| Work to complete |
Copy the material that follows word for word and omit its pictures.

| Information shown |
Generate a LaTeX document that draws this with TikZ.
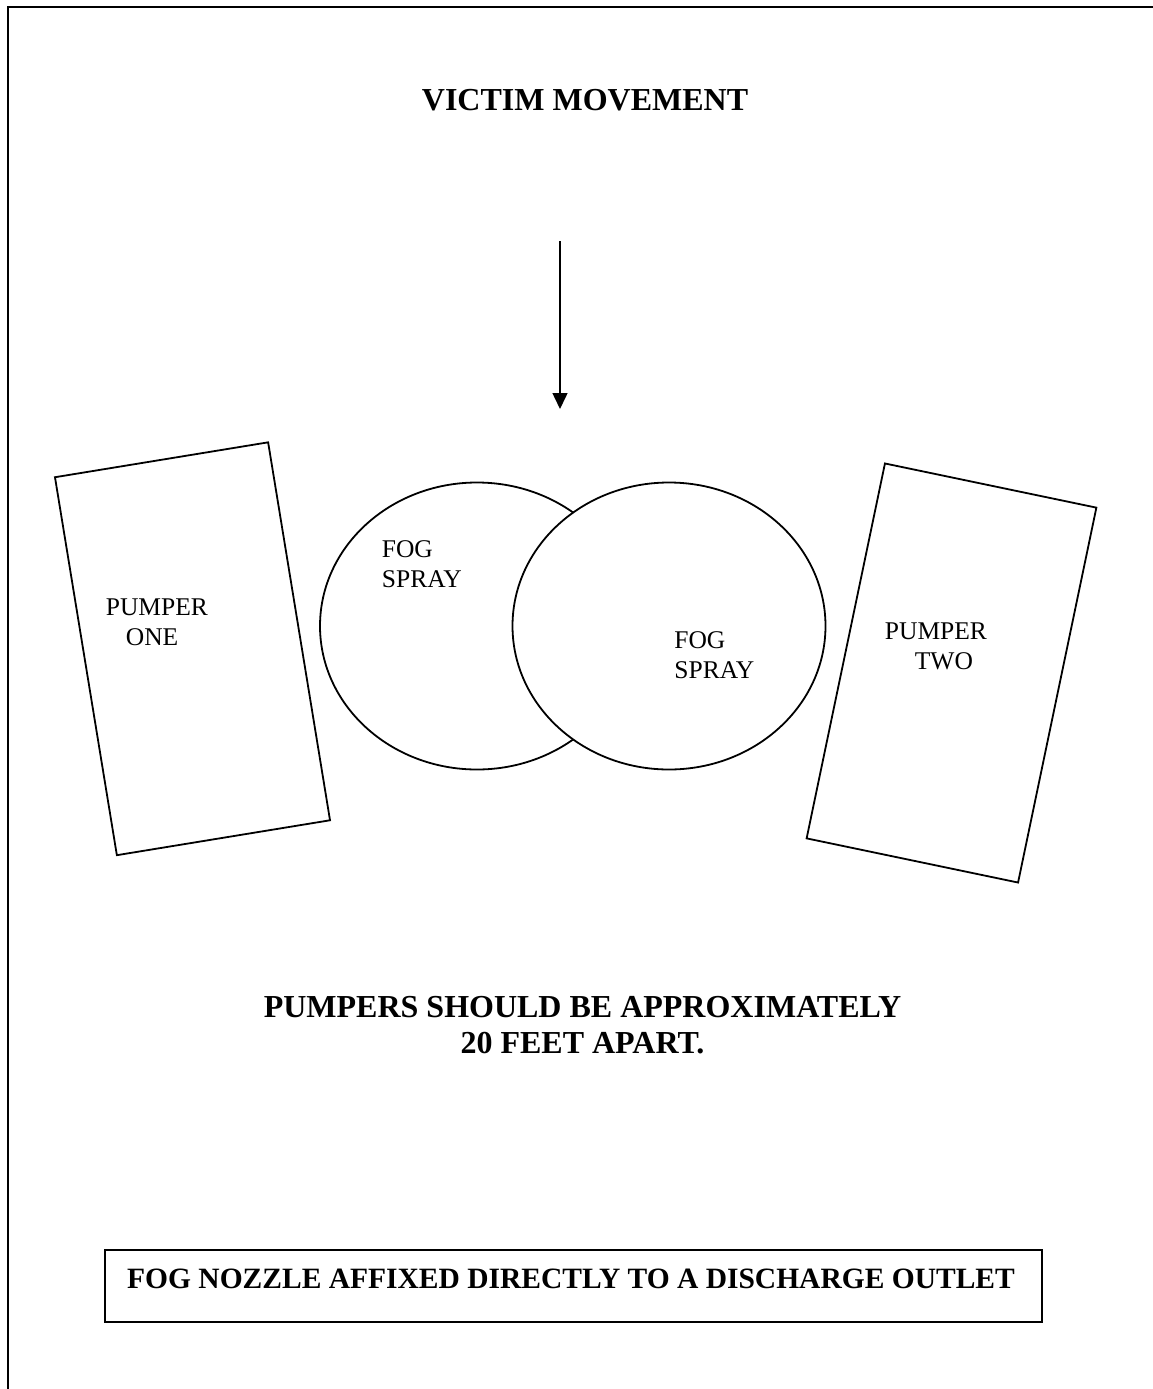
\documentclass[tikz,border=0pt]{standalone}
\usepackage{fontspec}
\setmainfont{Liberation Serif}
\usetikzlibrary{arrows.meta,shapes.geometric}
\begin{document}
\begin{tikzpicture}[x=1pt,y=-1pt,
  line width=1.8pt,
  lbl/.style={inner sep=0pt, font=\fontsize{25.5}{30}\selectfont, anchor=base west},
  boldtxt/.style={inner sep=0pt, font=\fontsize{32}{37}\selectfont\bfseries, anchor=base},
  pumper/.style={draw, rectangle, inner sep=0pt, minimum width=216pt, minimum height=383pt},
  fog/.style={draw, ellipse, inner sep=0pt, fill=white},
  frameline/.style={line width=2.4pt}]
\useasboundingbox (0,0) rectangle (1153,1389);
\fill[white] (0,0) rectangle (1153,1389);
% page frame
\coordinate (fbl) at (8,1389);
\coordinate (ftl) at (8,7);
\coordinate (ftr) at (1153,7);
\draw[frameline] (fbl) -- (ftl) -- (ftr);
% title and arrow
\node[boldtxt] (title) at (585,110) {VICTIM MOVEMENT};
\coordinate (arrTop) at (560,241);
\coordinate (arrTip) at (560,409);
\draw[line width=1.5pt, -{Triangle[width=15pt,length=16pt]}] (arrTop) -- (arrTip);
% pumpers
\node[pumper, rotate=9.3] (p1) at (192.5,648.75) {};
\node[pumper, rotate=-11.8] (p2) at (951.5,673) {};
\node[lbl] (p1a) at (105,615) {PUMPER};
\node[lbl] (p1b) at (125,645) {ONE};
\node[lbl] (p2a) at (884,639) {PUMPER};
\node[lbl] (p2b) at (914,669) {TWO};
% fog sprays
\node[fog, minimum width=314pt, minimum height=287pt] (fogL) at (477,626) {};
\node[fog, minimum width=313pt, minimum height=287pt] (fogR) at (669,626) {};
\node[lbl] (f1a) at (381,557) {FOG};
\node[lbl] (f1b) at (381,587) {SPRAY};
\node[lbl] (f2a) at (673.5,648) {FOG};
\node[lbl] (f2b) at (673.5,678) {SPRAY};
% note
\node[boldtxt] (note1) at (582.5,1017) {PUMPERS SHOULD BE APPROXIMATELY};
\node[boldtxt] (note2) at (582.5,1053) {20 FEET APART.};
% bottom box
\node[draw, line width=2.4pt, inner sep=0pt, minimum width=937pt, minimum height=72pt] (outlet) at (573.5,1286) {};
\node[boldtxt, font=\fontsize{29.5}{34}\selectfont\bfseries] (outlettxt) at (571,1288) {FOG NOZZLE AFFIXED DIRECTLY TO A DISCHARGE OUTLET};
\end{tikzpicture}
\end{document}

| The reply |
Generate a LaTeX document that draws this with TikZ.
\documentclass[tikz,border=0pt]{standalone}
\usepackage{fontspec}
\setmainfont{Liberation Serif}
\usetikzlibrary{arrows.meta,shapes.geometric}
\begin{document}
\begin{tikzpicture}[x=1pt,y=-1pt,
  line width=1.8pt,
  lbl/.style={inner sep=0pt, font=\fontsize{25.5}{30}\selectfont, anchor=base west},
  boldtxt/.style={inner sep=0pt, font=\fontsize{32}{37}\selectfont\bfseries, anchor=base},
  pumper/.style={draw, rectangle, inner sep=0pt, minimum width=216pt, minimum height=383pt},
  fog/.style={draw, ellipse, inner sep=0pt, fill=white},
  frameline/.style={line width=2.4pt}]
\useasboundingbox (0,0) rectangle (1153,1389);
\fill[white] (0,0) rectangle (1153,1389);
% page frame
\coordinate (fbl) at (8,1389);
\coordinate (ftl) at (8,7);
\coordinate (ftr) at (1153,7);
\draw[frameline] (fbl) -- (ftl) -- (ftr);
% title and arrow
\node[boldtxt] (title) at (585,110) {VICTIM MOVEMENT};
\coordinate (arrTop) at (560,241);
\coordinate (arrTip) at (560,409);
\draw[line width=1.5pt, -{Triangle[width=15pt,length=16pt]}] (arrTop) -- (arrTip);
% pumpers
\node[pumper, rotate=9.3] (p1) at (192.5,648.75) {};
\node[pumper, rotate=-11.8] (p2) at (951.5,673) {};
\node[lbl] (p1a) at (105,615) {PUMPER};
\node[lbl] (p1b) at (125,645) {ONE};
\node[lbl] (p2a) at (884,639) {PUMPER};
\node[lbl] (p2b) at (914,669) {TWO};
% fog sprays
\node[fog, minimum width=314pt, minimum height=287pt] (fogL) at (477,626) {};
\node[fog, minimum width=313pt, minimum height=287pt] (fogR) at (669,626) {};
\node[lbl] (f1a) at (381,557) {FOG};
\node[lbl] (f1b) at (381,587) {SPRAY};
\node[lbl] (f2a) at (673.5,648) {FOG};
\node[lbl] (f2b) at (673.5,678) {SPRAY};
% note
\node[boldtxt] (note1) at (582.5,1017) {PUMPERS SHOULD BE APPROXIMATELY};
\node[boldtxt] (note2) at (582.5,1053) {20 FEET APART.};
% bottom box
\node[draw, line width=2.4pt, inner sep=0pt, minimum width=937pt, minimum height=72pt] (outlet) at (573.5,1286) {};
\node[boldtxt, font=\fontsize{29.5}{34}\selectfont\bfseries] (outlettxt) at (571,1288) {FOG NOZZLE AFFIXED DIRECTLY TO A DISCHARGE OUTLET};
\end{tikzpicture}
\end{document}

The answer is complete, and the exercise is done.